Algunos modelos sugieren la existencia de “agujeros de gusano”, o de objetos donde la materia adopta estados desconocidos. Otros se animan a imaginar que el tiempo, dentro de esas regiones, simplemente deja de existir.
Según los cálculos, un agujero negro se forma cuando una estrella masiva agota su combustible y colapsa sobre sí misma. Si su masa supera tres veces la del Sol, la contracción es irreversible. El resultado es un punto de densidad infinita y una curvatura tan extrema del espacio-tiempo que nada, ni siquiera la luz, puede escapar. Ese límite invisible se llama “horizonte de sucesos”, y cruzarlo significa no volver jamás.
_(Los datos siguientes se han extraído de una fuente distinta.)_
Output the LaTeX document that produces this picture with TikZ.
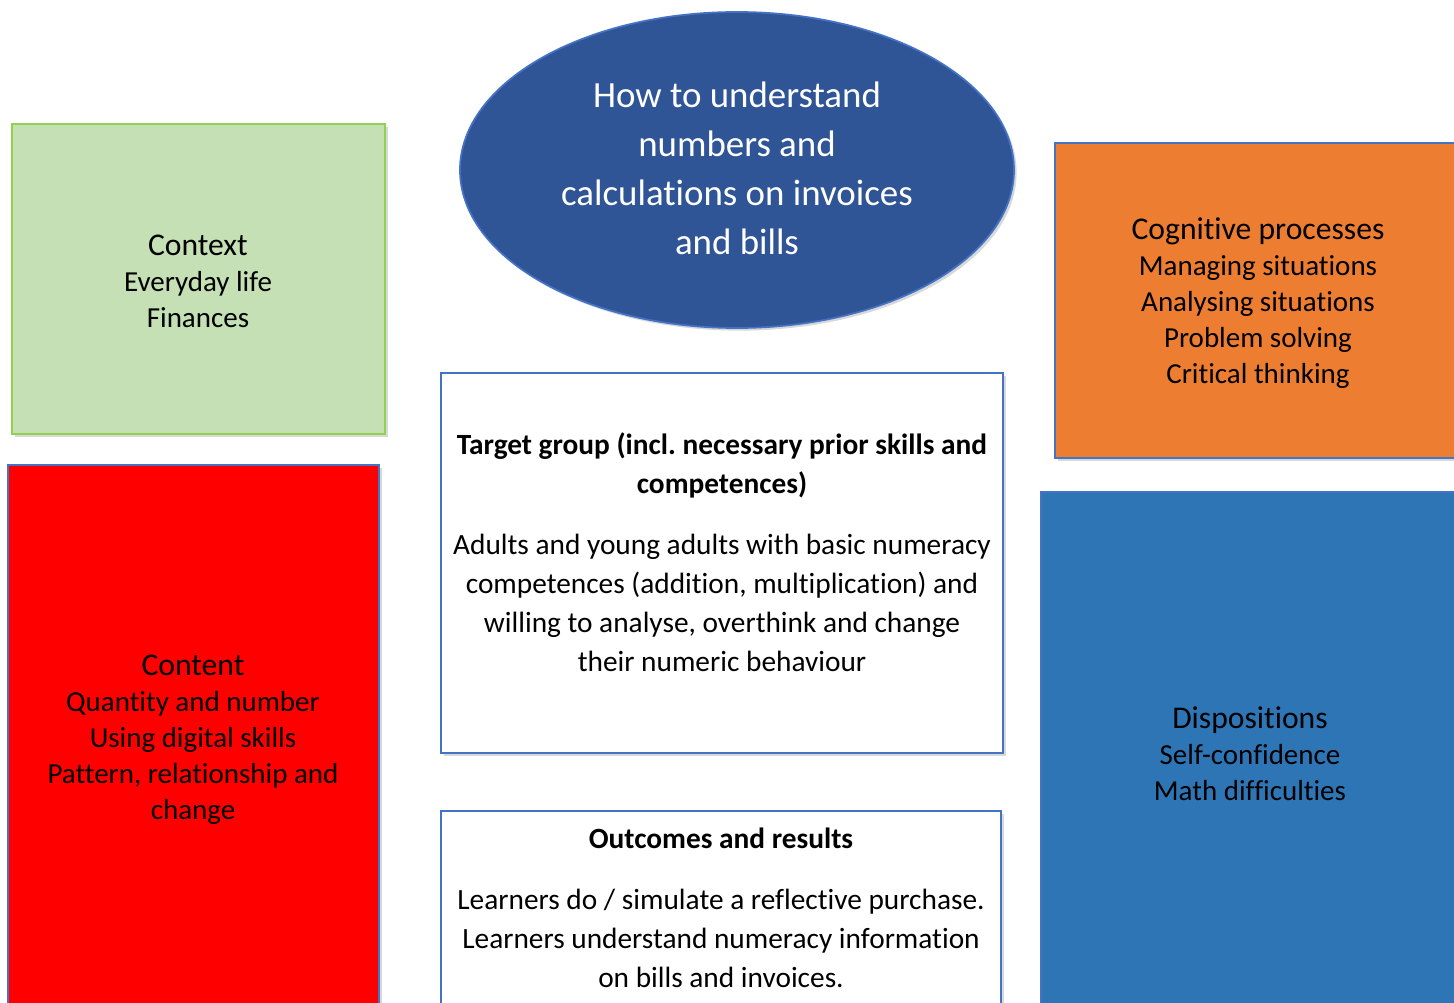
\documentclass[tikz,border=0pt]{standalone}
\usepackage{fontspec}
\setmainfont{Carlito}[Ligatures={NoCommon}]
\frenchspacing
\usetikzlibrary{shapes.geometric,shadows}
\definecolor{frameblue}{HTML}{4472C4}
\definecolor{ellfill}{HTML}{2F5597}
\definecolor{greenfill}{HTML}{C5E0B4}
\definecolor{greenline}{HTML}{92D050}
\definecolor{orangefill}{HTML}{ED7D31}
\definecolor{bluefill}{HTML}{2E75B6}
\definecolor{redfill}{HTML}{FF0000}
\tikzset{
  softshadow/.style={drop shadow={shadow xshift=1.5pt, shadow yshift=-1.5pt, opacity=0.25, fill=black!60}},
  panel/.style={rectangle, draw=frameblue, line width=1pt, inner sep=0pt, softshadow},
  boxtext/.style={align=center, text=black, inner sep=0pt, font=\fontsize{16.5}{20.5}\selectfont},
  midtext/.style={align=center, text=black, inner sep=0pt, font=\fontsize{16.7}{22.2}\selectfont},
}
\newcommand{\hd}[1]{{\fontsize{18}{20.5}\selectfont #1}}
\begin{document}
\begin{tikzpicture}[x=0.02cm, y=-0.02cm]
\clip (0,0) rectangle (1454,1003);
\fill[white] (0,0) rectangle (1454,1003);
% Context (green)
\node[panel, draw=greenline, fill=greenfill, minimum width=373*0.02cm, minimum height=310*0.02cm] (ctx) at (198.5,279) {};
\node[boxtext] (ctxt) at (198,281) {\hd{Context}\\Everyday life\\Finances};
% Content (red)
\node[panel, fill=redfill, minimum width=371*0.02cm, minimum height=550*0.02cm] (cnt) at (193.5,740) {};
\node[boxtext] (cntt) at (193,740) {\hd{Content}\\Quantity and number\\Using digital skills\\Pattern, relationship and\\change};
% Title ellipse
\node[ellipse, draw=frameblue, line width=1pt, fill=ellfill, softshadow, minimum width=554*0.02cm, minimum height=316*0.02cm, inner sep=0pt] (title) at (737,170) {};
\node[align=center, text=white, inner sep=0pt, font=\fontsize{21}{27.9}\selectfont] (titlet) at (737,168) {How to understand\\numbers and\\calculations on invoices\\and bills};
% Cognitive processes (orange)
\node[panel, fill=orangefill, minimum width=406*0.02cm, minimum height=315*0.02cm] (cog) at (1258,300.5) {};
\node[boxtext] (cogt) at (1258,303) {\hd{Cognitive processes}\\Managing situations\\Analysing situations\\Problem solving\\Critical thinking};
% Dispositions (blue)
\node[panel, fill=bluefill, minimum width=418*0.02cm, minimum height=522*0.02cm] (dis) at (1250,753) {};
\node[boxtext] (dist) at (1250,754) {\hd{Dispositions}\\Self-confidence\\Math difficulties};
% Target group
\node[panel, fill=white, minimum width=562*0.02cm, minimum height=380*0.02cm] (tg) at (722,563) {};
\node[midtext] (tgt) at (722,552) {\textbf{Target group (incl. necessary prior skills and}\\\textbf{competences)}\\[12.5pt]Adults and young adults with basic numeracy\\competences (addition, multiplication) and\\willing to analyse, overthink and change\\their numeric behaviour};
% Outcomes and results
\node[panel, fill=white, minimum width=560*0.02cm, minimum height=260*0.02cm] (out) at (721,941) {};
\node[midtext, anchor=north] (outt) at (721,828) {\textbf{Outcomes and results}\\[12.5pt]Learners do / simulate a reflective purchase.\\Learners understand numeracy information\\on bills and invoices.};
\end{tikzpicture}
\end{document}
Para un viajero que se aventurara en su interior, el tiempo seguiría fluyendo con normalidad. Pero para un observador externo, ese mismo viajero parecería detenido, congelado en el borde del abismo. La gravedad estira el tiempo hasta volverlo casi inmóvil. Allí donde el universo se curva, también se ralentiza el reloj.
El EHT, que combina radiotelescopios de todo el mundo, busca ahora una precisión aún mayor. Su próxima meta: sumar antenas en órbita y alcanzar una resolución tan alta que permitiría distinguir una moneda sobre la superficie de la Luna. Cuando eso ocurra, los científicos podrían comparar la forma exacta de las sombras observadas con las predicciones teóricas y descubrir si la relatividad sigue siendo válida en los escenarios más extremos.
Más allá de la fascinación, el estudio de los agujeros negros no solo cambia la cosmología, sino también la tecnología. Los conceptos matemáticos utilizados para describir el espacio-tiempo alimentan los avances en computación cuántica y en sistemas de codificación de información.
Mientras tanto, los gigantes siguen allí: Sagitario A*, en el centro de la Vía Láctea, con una masa de cuatro millones de soles, y Ton 618, el más colosal conocido, con sesenta y seis mil millones. Nadie sabe cómo se formaron exactamente, pero todos comparten una verdad: son la evidencia de que incluso en el vacío absoluto hay historia, energía y misterio.
Cada nueva imagen de un agujero negro no solo nos acerca al borde del conocimiento, sino también al espejo más profundo de la condición humana: nuestra necesidad de mirar hacia la oscuridad para comprendernos.